**Problem to work on**
The listing below is to be output in its exact form.

**Information provided**
● ● ●
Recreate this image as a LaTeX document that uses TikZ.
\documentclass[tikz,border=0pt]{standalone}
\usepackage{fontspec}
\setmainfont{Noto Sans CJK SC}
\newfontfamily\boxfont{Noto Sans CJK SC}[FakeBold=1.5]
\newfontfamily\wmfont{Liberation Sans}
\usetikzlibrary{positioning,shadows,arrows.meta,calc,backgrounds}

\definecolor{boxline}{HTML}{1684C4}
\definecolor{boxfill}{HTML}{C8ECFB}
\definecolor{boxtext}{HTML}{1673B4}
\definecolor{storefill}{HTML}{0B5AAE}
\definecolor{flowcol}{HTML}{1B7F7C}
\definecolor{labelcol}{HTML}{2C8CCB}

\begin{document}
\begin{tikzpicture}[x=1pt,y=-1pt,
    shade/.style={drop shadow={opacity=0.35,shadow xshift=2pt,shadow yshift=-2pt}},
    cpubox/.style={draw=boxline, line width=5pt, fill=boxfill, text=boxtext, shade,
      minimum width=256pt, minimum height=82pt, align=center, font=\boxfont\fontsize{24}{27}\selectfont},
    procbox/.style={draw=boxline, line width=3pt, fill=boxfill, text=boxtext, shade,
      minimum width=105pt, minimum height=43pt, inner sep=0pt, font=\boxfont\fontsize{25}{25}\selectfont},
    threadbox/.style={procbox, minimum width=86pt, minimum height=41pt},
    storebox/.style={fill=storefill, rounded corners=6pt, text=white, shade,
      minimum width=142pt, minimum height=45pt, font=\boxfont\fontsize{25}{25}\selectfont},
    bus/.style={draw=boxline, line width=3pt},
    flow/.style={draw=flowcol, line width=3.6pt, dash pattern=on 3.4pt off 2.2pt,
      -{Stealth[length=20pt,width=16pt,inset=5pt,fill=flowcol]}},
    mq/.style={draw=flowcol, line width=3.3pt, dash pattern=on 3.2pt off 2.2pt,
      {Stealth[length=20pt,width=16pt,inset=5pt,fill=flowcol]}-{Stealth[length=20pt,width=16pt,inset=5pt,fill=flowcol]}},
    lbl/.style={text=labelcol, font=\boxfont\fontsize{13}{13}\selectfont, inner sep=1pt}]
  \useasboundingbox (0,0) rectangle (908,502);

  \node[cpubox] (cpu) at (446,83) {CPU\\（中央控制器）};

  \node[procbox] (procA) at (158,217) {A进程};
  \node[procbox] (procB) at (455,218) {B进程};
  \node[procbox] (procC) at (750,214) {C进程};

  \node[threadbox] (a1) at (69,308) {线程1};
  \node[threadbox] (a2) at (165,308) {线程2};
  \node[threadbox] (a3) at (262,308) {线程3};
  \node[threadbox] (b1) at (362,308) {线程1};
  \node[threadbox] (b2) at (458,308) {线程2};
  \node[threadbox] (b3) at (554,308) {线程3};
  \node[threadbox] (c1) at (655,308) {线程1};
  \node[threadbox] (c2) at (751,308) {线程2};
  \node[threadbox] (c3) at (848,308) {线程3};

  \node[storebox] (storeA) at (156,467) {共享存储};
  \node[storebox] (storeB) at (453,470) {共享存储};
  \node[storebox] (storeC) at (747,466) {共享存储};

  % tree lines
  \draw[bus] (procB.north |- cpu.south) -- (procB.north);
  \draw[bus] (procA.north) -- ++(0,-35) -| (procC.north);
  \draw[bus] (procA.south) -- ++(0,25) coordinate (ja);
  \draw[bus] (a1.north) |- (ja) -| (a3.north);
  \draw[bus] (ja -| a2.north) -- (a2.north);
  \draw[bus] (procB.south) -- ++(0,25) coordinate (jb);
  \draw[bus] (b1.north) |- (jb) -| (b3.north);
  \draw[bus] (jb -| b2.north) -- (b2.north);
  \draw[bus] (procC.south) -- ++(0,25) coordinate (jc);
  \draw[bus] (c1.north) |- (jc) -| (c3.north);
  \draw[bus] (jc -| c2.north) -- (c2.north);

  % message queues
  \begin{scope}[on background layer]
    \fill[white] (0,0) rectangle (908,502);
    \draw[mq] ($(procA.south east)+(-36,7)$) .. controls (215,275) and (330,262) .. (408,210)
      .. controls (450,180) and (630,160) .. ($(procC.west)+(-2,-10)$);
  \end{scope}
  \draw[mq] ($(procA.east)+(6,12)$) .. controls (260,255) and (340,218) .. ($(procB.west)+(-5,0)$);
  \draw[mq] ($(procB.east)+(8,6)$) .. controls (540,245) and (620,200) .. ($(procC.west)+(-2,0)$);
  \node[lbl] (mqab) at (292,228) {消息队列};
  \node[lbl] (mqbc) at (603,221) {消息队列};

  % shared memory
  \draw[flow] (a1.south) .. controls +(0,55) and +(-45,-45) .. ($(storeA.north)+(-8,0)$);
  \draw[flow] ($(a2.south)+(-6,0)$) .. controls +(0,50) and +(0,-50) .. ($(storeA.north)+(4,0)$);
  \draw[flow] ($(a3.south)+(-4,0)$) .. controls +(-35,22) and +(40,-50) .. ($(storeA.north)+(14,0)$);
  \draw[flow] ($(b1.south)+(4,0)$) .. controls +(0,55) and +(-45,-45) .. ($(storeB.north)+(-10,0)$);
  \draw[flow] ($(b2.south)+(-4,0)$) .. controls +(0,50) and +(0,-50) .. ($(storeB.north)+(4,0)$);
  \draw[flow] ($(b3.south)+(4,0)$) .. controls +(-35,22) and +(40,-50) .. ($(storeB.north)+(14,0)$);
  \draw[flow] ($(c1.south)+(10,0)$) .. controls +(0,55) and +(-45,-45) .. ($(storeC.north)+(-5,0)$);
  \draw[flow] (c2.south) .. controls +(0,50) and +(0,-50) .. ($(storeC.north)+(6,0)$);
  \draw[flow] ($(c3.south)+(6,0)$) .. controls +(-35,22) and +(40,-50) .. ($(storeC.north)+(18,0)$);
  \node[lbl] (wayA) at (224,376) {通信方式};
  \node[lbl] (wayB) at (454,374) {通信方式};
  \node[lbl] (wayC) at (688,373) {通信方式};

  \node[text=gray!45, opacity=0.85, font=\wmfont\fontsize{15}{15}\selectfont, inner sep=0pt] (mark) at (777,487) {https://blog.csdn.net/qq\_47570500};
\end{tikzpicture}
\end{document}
● ● ●
**Exercise result**
Recreate this image as a LaTeX document that uses TikZ.
\documentclass[tikz,border=0pt]{standalone}
\usepackage{fontspec}
\setmainfont{Noto Sans CJK SC}
\newfontfamily\boxfont{Noto Sans CJK SC}[FakeBold=1.5]
\newfontfamily\wmfont{Liberation Sans}
\usetikzlibrary{positioning,shadows,arrows.meta,calc,backgrounds}

\definecolor{boxline}{HTML}{1684C4}
\definecolor{boxfill}{HTML}{C8ECFB}
\definecolor{boxtext}{HTML}{1673B4}
\definecolor{storefill}{HTML}{0B5AAE}
\definecolor{flowcol}{HTML}{1B7F7C}
\definecolor{labelcol}{HTML}{2C8CCB}

\begin{document}
\begin{tikzpicture}[x=1pt,y=-1pt,
    shade/.style={drop shadow={opacity=0.35,shadow xshift=2pt,shadow yshift=-2pt}},
    cpubox/.style={draw=boxline, line width=5pt, fill=boxfill, text=boxtext, shade,
      minimum width=256pt, minimum height=82pt, align=center, font=\boxfont\fontsize{24}{27}\selectfont},
    procbox/.style={draw=boxline, line width=3pt, fill=boxfill, text=boxtext, shade,
      minimum width=105pt, minimum height=43pt, inner sep=0pt, font=\boxfont\fontsize{25}{25}\selectfont},
    threadbox/.style={procbox, minimum width=86pt, minimum height=41pt},
    storebox/.style={fill=storefill, rounded corners=6pt, text=white, shade,
      minimum width=142pt, minimum height=45pt, font=\boxfont\fontsize{25}{25}\selectfont},
    bus/.style={draw=boxline, line width=3pt},
    flow/.style={draw=flowcol, line width=3.6pt, dash pattern=on 3.4pt off 2.2pt,
      -{Stealth[length=20pt,width=16pt,inset=5pt,fill=flowcol]}},
    mq/.style={draw=flowcol, line width=3.3pt, dash pattern=on 3.2pt off 2.2pt,
      {Stealth[length=20pt,width=16pt,inset=5pt,fill=flowcol]}-{Stealth[length=20pt,width=16pt,inset=5pt,fill=flowcol]}},
    lbl/.style={text=labelcol, font=\boxfont\fontsize{13}{13}\selectfont, inner sep=1pt}]
  \useasboundingbox (0,0) rectangle (908,502);

  \node[cpubox] (cpu) at (446,83) {CPU\\（中央控制器）};

  \node[procbox] (procA) at (158,217) {A进程};
  \node[procbox] (procB) at (455,218) {B进程};
  \node[procbox] (procC) at (750,214) {C进程};

  \node[threadbox] (a1) at (69,308) {线程1};
  \node[threadbox] (a2) at (165,308) {线程2};
  \node[threadbox] (a3) at (262,308) {线程3};
  \node[threadbox] (b1) at (362,308) {线程1};
  \node[threadbox] (b2) at (458,308) {线程2};
  \node[threadbox] (b3) at (554,308) {线程3};
  \node[threadbox] (c1) at (655,308) {线程1};
  \node[threadbox] (c2) at (751,308) {线程2};
  \node[threadbox] (c3) at (848,308) {线程3};

  \node[storebox] (storeA) at (156,467) {共享存储};
  \node[storebox] (storeB) at (453,470) {共享存储};
  \node[storebox] (storeC) at (747,466) {共享存储};

  % tree lines
  \draw[bus] (procB.north |- cpu.south) -- (procB.north);
  \draw[bus] (procA.north) -- ++(0,-35) -| (procC.north);
  \draw[bus] (procA.south) -- ++(0,25) coordinate (ja);
  \draw[bus] (a1.north) |- (ja) -| (a3.north);
  \draw[bus] (ja -| a2.north) -- (a2.north);
  \draw[bus] (procB.south) -- ++(0,25) coordinate (jb);
  \draw[bus] (b1.north) |- (jb) -| (b3.north);
  \draw[bus] (jb -| b2.north) -- (b2.north);
  \draw[bus] (procC.south) -- ++(0,25) coordinate (jc);
  \draw[bus] (c1.north) |- (jc) -| (c3.north);
  \draw[bus] (jc -| c2.north) -- (c2.north);

  % message queues
  \begin{scope}[on background layer]
    \fill[white] (0,0) rectangle (908,502);
    \draw[mq] ($(procA.south east)+(-36,7)$) .. controls (215,275) and (330,262) .. (408,210)
      .. controls (450,180) and (630,160) .. ($(procC.west)+(-2,-10)$);
  \end{scope}
  \draw[mq] ($(procA.east)+(6,12)$) .. controls (260,255) and (340,218) .. ($(procB.west)+(-5,0)$);
  \draw[mq] ($(procB.east)+(8,6)$) .. controls (540,245) and (620,200) .. ($(procC.west)+(-2,0)$);
  \node[lbl] (mqab) at (292,228) {消息队列};
  \node[lbl] (mqbc) at (603,221) {消息队列};

  % shared memory
  \draw[flow] (a1.south) .. controls +(0,55) and +(-45,-45) .. ($(storeA.north)+(-8,0)$);
  \draw[flow] ($(a2.south)+(-6,0)$) .. controls +(0,50) and +(0,-50) .. ($(storeA.north)+(4,0)$);
  \draw[flow] ($(a3.south)+(-4,0)$) .. controls +(-35,22) and +(40,-50) .. ($(storeA.north)+(14,0)$);
  \draw[flow] ($(b1.south)+(4,0)$) .. controls +(0,55) and +(-45,-45) .. ($(storeB.north)+(-10,0)$);
  \draw[flow] ($(b2.south)+(-4,0)$) .. controls +(0,50) and +(0,-50) .. ($(storeB.north)+(4,0)$);
  \draw[flow] ($(b3.south)+(4,0)$) .. controls +(-35,22) and +(40,-50) .. ($(storeB.north)+(14,0)$);
  \draw[flow] ($(c1.south)+(10,0)$) .. controls +(0,55) and +(-45,-45) .. ($(storeC.north)+(-5,0)$);
  \draw[flow] (c2.south) .. controls +(0,50) and +(0,-50) .. ($(storeC.north)+(6,0)$);
  \draw[flow] ($(c3.south)+(6,0)$) .. controls +(-35,22) and +(40,-50) .. ($(storeC.north)+(18,0)$);
  \node[lbl] (wayA) at (224,376) {通信方式};
  \node[lbl] (wayB) at (454,374) {通信方式};
  \node[lbl] (wayC) at (688,373) {通信方式};

  \node[text=gray!45, opacity=0.85, font=\wmfont\fontsize{15}{15}\selectfont, inner sep=0pt] (mark) at (777,487) {https://blog.csdn.net/qq\_47570500};
\end{tikzpicture}
\end{document}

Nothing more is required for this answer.